The New Mutants

This long-delayed 'X-Men' spinoff mashes up teen, horror and superhero tropes in an oppressively generic fashion.
Sarah Ward
September 03, 2020

Overview

There is never a bad time to watch Buffy the Vampire Slayer. But if the urge strikes while you're actually sitting through a movie — and that sudden desire is sparked by glimpsing scenes from the beloved late 90s and early 00s TV show playing in said movie — that's not a great sign. It's a reality with The New Mutants, however, with the latest entry in the X-Men series letting its audience see Buffy clips on more than one occasion. Never subtly deployed, the snippets link in with the film in a number of ways, because this too is about a ragtag group of teens with supernatural abilities fighting off a range of baddies. In fact, one of the many villains in The New Mutants closely resembles the demons in Buffy's famed dialogue-free episode. In case you don't spot that yourself, the movie serves up scenes from the show that overtly stress the similarities. That's the level this long-delayed franchise flick is operating on: happily derivative, happy to call attention to how derivative it is, and seemingly unconcerned if it leaves its viewers desperately wishing they were watching a television program from more than 20 years ago instead.

The 13th film in the X-Men saga, The New Mutants kicks off with a traumatic incident involving Native American 16-year-old Dani Moonstar (Another Life's Blu Hunt). She survives the chaos that destroys her reservation but, when she awakens in a hospital run by Dr Cecilia Reyes (Kill Me Three Times' Alice Braga), she can't remember any of the details. She also isn't permitted to leave. Dani is told she's in a facility for kids just like her and, given the franchise and the film's name, the meaning is clear. Her fellow patients (Emma's Anya Taylor-Joy, Game of Thrones' Maisie Williams, Stranger Things' Charlie Heaton and Trinkets' Henry Zaga) are all well-aware of their extra-special skills, though. Dani doesn't even know what she's capable of — but the fact that her arrival coincides with a series of unsettling altercations that target her new pals gives everyone a few clues.

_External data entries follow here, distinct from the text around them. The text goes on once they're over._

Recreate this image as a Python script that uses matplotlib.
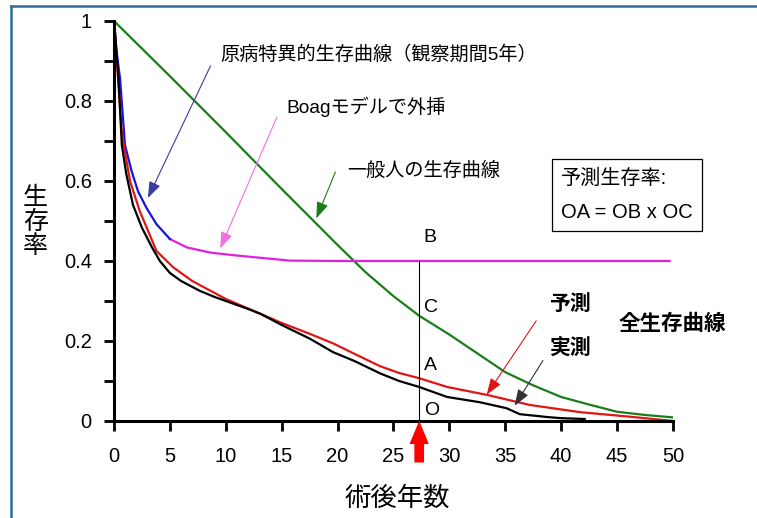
import matplotlib.pyplot as plt
from matplotlib.lines import Line2D

plt.rcParams['font.family'] = ['Liberation Sans', 'Noto Sans CJK JP']

# general population survival (green)
gen_x = [0, 5, 10, 15, 20, 22.5, 25, 27.3, 30, 32.5, 35, 37.5, 40, 42.5, 45, 47.5, 50]
gen_y = [1.0, 0.862, 0.722, 0.58, 0.44, 0.372, 0.312, 0.263, 0.216, 0.169, 0.122, 0.089, 0.06, 0.041, 0.023, 0.015, 0.009]

# disease-specific survival, 5-year observation (blue)
dss_x = [0, 0.2, 0.54, 0.98, 1.58, 2.15, 2.9, 3.8, 5.0]
dss_y = [1.0, 0.93, 0.856, 0.69, 0.624, 0.574, 0.533, 0.492, 0.455]

# Boag model extrapolation (magenta)
boag_x = [5.0, 6.5, 8.6, 10.5, 12.7, 15.7, 20, 30, 40, 49.7]
boag_y = [0.455, 0.434, 0.421, 0.415, 0.409, 0.401, 0.400, 0.400, 0.400, 0.400]

# predicted overall survival (red)
pred_x = [0, 0.3, 0.7, 1.43, 2.3, 3.8, 5.3, 7, 10, 12.5, 15, 17.5, 19.6, 21.5, 23.8, 25.5, 27.3, 29.8, 33.4, 37.2, 41.7, 46.4, 50]
pred_y = [1.0, 0.88, 0.72, 0.6, 0.525, 0.425, 0.384, 0.35, 0.305, 0.275, 0.245, 0.218, 0.194, 0.168, 0.137, 0.12, 0.107, 0.085, 0.065, 0.04, 0.022, 0.01, 0.0]

# observed overall survival (black)
obs_x = [0, 0.1, 0.4, 0.7, 1.1, 1.7, 2.5, 3.4, 4.1, 5, 6, 7.7, 9, 10.7, 12, 13.1, 15, 17.5, 19.6, 21.5, 23.8, 25.5, 27.3, 29.8, 32.7, 35.1, 36.3, 38.7, 40, 42.1]
obs_y = [1.0, 0.97, 0.856, 0.69, 0.617, 0.54, 0.483, 0.434, 0.40, 0.37, 0.35, 0.325, 0.31, 0.293, 0.28, 0.268, 0.24, 0.206, 0.172, 0.15, 0.119, 0.1, 0.085, 0.06, 0.047, 0.032, 0.017, 0.01, 0.007, 0.005]

t_mark = 27.3
b_val = 0.40

fig = plt.figure(figsize=(7.57, 5.18), dpi=100)
ax = fig.add_axes([0.1506, 0.1873, 0.7384, 0.7722])

lw = 1.6
ax.plot(gen_x, gen_y, color='#1a7d1a', lw=lw)
ax.plot(boag_x, boag_y, color='#e020e0', lw=lw)
ax.plot(dss_x, dss_y, color='#1515e0', lw=lw)
ax.plot(pred_x, pred_y, color='#e01515', lw=lw)
ax.plot(obs_x, obs_y, color='black', lw=lw)

ax.plot([t_mark, t_mark], [0, b_val], color='black', lw=0.8)

ax.set_xlim(0, 50)
ax.set_ylim(0, 1)
ax.set_xticks(range(0, 51, 5))
ax.set_yticks([0, 0.2, 0.4, 0.6, 0.8, 1])
ax.set_yticklabels(['0', '0.2', '0.4', '0.6', '0.8', '1'])
ax.set_yticks([0.1, 0.3, 0.5, 0.7, 0.9], minor=True)
ax.tick_params(axis='both', which='both', direction='out', length=7, width=2, labelsize=14.5)
ax.tick_params(axis='x', pad=12)
ax.tick_params(axis='y', pad=9)
for s in ['top', 'right']:
    ax.spines[s].set_visible(False)
for s in ['left', 'bottom']:
    ax.spines[s].set_linewidth(2.2)

# axis labels
fig.text(0.047, 0.572, '生\n存\n率', fontsize=18, ha='center', va='center', linespacing=1.0)
fig.text(0.525, 0.038, '術後年数', fontsize=19, ha='center', va='center')

# annotations with thin arrows
arw = '-|>,head_length=0.5,head_width=0.18'
ax.annotate('', xy=(2.92, 0.551), xytext=(8.74, 0.894),
            arrowprops=dict(arrowstyle=arw, color='#3a3aa0', lw=0.8, mutation_scale=20))
ax.text(9.5, 0.915, '原病特異的生存曲線（観察期間5年）', fontsize=13.8, va='center')

ax.annotate('', xy=(9.4, 0.425), xytext=(14.67, 0.766),
            arrowprops=dict(arrowstyle=arw, color='#f070e0', lw=0.8, mutation_scale=20))
ax.text(15.4, 0.785, 'Boagモデルで外挿', fontsize=13.8, va='center')

ax.annotate('', xy=(18.0, 0.5), xytext=(19.9, 0.629),
            arrowprops=dict(arrowstyle=arw, color='#1a7d1a', lw=0.8, mutation_scale=20))
ax.text(20.9, 0.626, '一般人の生存曲線', fontsize=13.8, va='center')

ax.annotate('', xy=(33.2, 0.06), xytext=(37.9, 0.256),
            arrowprops=dict(arrowstyle=arw, color='#e01515', lw=0.8, mutation_scale=20))
ax.annotate('', xy=(35.7, 0.032), xytext=(38.5, 0.157),
            arrowprops=dict(arrowstyle=arw, color='#333333', lw=0.8, mutation_scale=20))

ax.text(40.8, 0.293, '予測', fontsize=15, fontweight='bold', ha='center', va='center')
ax.text(40.8, 0.181, '実測', fontsize=15, fontweight='bold', ha='center', va='center')
ax.text(49.9, 0.240, '全生存曲線', fontsize=15.5, fontweight='bold', ha='center', va='center')

# point labels on the vertical line
for lab, yv in [('B', 0.458), ('C', 0.284), ('A', 0.139), ('O', 0.027)]:
    ax.text(t_mark + 0.4, yv, lab, fontsize=14, ha='left', va='center')

# formula box
ax.text(40.0, 0.565, '予測生存率:\nOA = OB x OC', fontsize=14.5, ha='left', va='center',
        linespacing=2.0,
        bbox=dict(boxstyle='square,pad=0.45', facecolor='white', edgecolor='black', lw=0.9))

# red marker arrow below the axis
ax.annotate('', xy=(t_mark, -0.004), xytext=(t_mark, -0.102), annotation_clip=False,
            arrowprops=dict(arrowstyle='simple,head_width=1.25,head_length=1.5,tail_width=0.6',
                            color='red', mutation_scale=10, shrinkA=0, shrinkB=0))

# slide frame (left and top edges)
fig.add_artist(Line2D([11 / 757, 11 / 757], [0, 1 - 6 / 518], color='#2b6e9b', lw=1.8))
fig.add_artist(Line2D([11 / 757, 1], [1 - 6 / 518, 1 - 6 / 518], color='#2b6e9b', lw=1.8))

fig.savefig('out.png', dpi=100)
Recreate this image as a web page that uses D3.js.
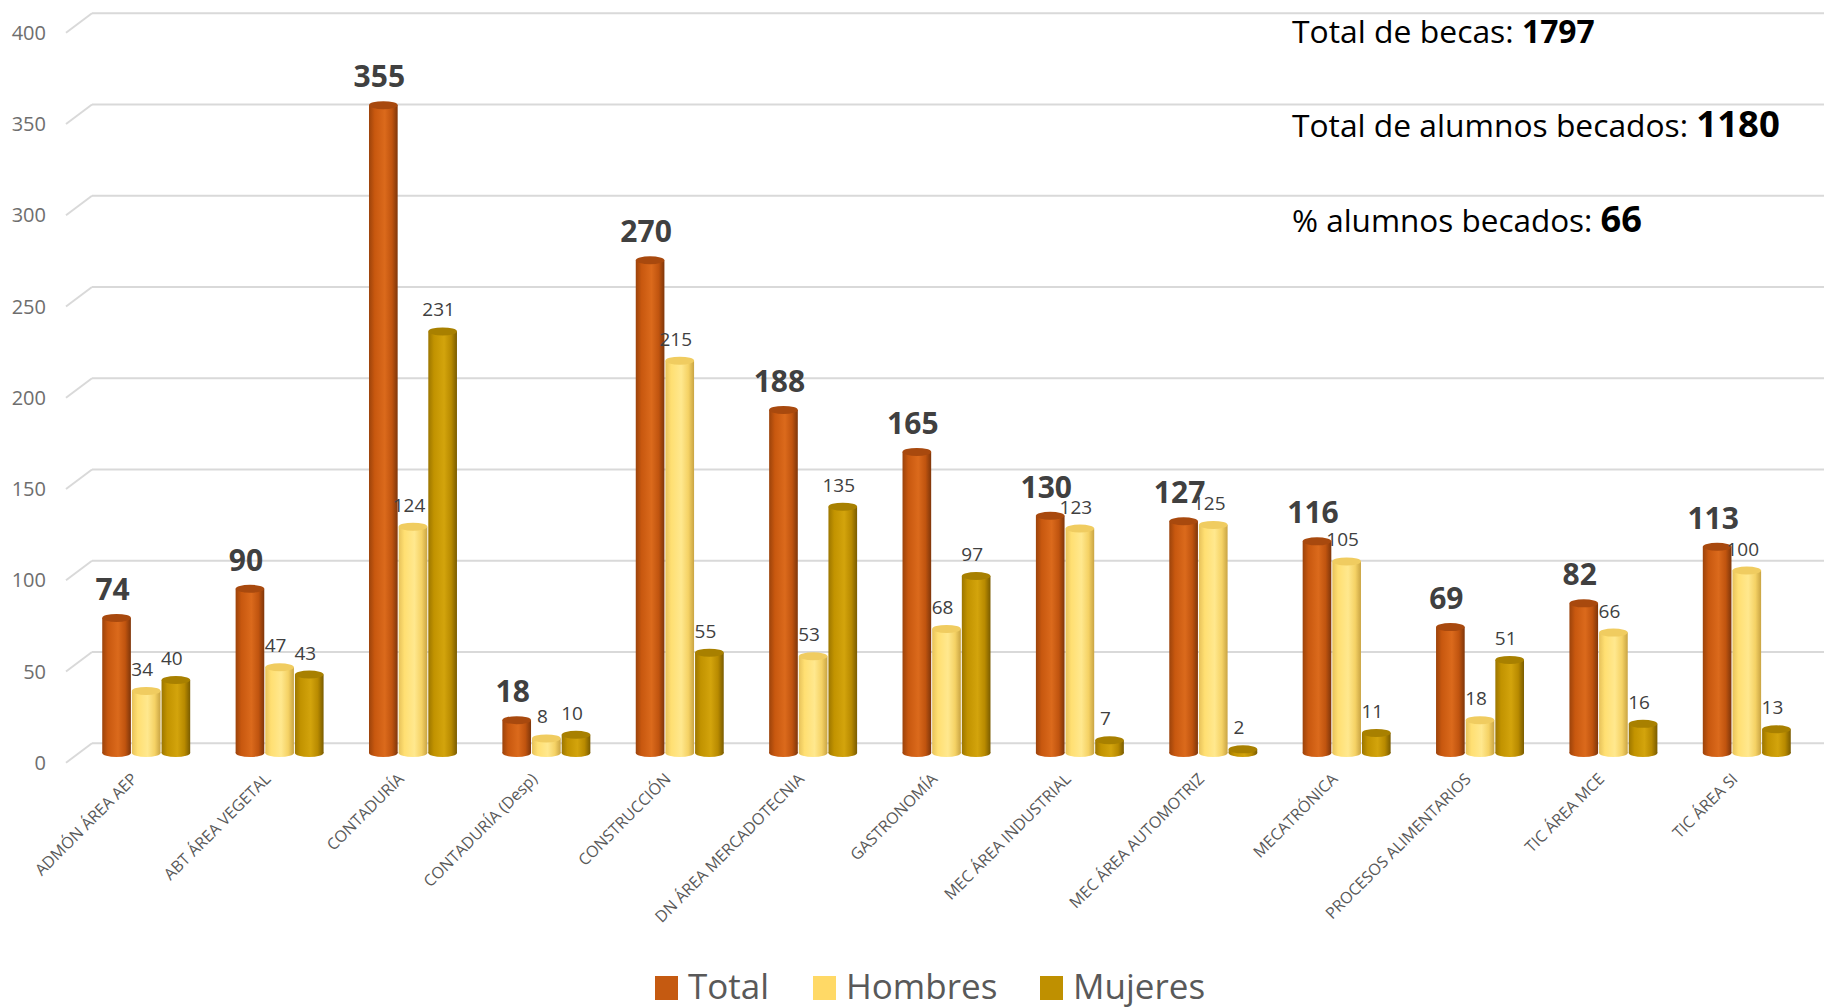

By trapping five teenagers in an eerie, inescapable facility, trying to placate them by promising that they'll soon be able to venture to greener pastures if they just dutifully stomach what they're being subjected to for now, but taunting them with pain and terror while they wait, The New Mutants' entire premise explains exactly where the X-Men franchise currently sits — unintentionally, yet rather astutely. Logan aside, things haven't been great for the series of late. Actually, that's an understatement. Fans have sat through average and awful chapters in the hope that something better will come in the future, only to be met by more of the same (or worse). Yes, Deadpool and its sequel were hits, but squarely of the one-note, overdone, easily tiring variety. And the less remembered about the overblown and underwhelming X-Men: Apocalypse and the instantly forgettable Dark Phoenix, the better.

A routine mashup of teen, horror and superhero tropes, The New Mutants doesn't improve the saga's fortunes. To be accurate, though, it doesn't really try to. As directed and co-written by The Fault in our Stars filmmaker Josh Boone with co-scribe Knate Lee, it takes a concept that's equal parts The Breakfast Club and One Flew Over the Cuckoo's Nest, adds in angsty adolescents just coming to terms with their hormones and superpowers, and serves up a thoroughly flat and by-the-numbers affair. The film's troubled history is well-documented, with the movie first announced five years ago, cast four years ago and shot three years ago, then pushed back release-wise several times over a period of almost two and a half years — but, now that The New Mutants has finally reached screens after surviving cast member changes, script rewrites, reshoots, the Disney acquisition of Fox and the pandemic, that messy journey to cinemas proves the most interesting thing about it.

Endeavouring to mutate the familiar superhero formula in even the slightest way is a worthy aim, of course, which is one of the reasons that the very idea of this film has always stood out. The Marvel characters that The New Mutants is based on date back to the early 80s on the page, and giving them a horror-driven spin has seemed an inspired choice since the movie was first announced. Alas, combining one genre's cliches with another's, as the end result does, hardly makes for entertaining viewing. Indeed, although it's suitably moody in the stock-standard way seen in every creepy psychiatric facility-set flick, The New Mutants is generic to an oppressive extent.

Filled with up-and-comers circa 2016, the movie's cast can't particularly help either. Williams tries, and the sensitivity she brings to shapeshifter Rahne Sinclair is noticeable. With Moonstar, she also navigates a romantic subplot that touches upon the film's most thoughtful (albeit still glaringly obvious) point — that the persecution of mutants because they're different mirrors plenty in our reality, including the treatment of queer teens. But, with Taylor-Joy in cartoonish territory as Russian sorceress Illyana Rasputin, and Heaton and Zaga simply hitting their respective characters' one note over and over again, any slivers of depth, substance or just plain interest that The New Mutants does manage to rustle up are short-lived. Also fading fast: any hopes that, 20 years since the first X-Men movie released, this franchise has much life left in it.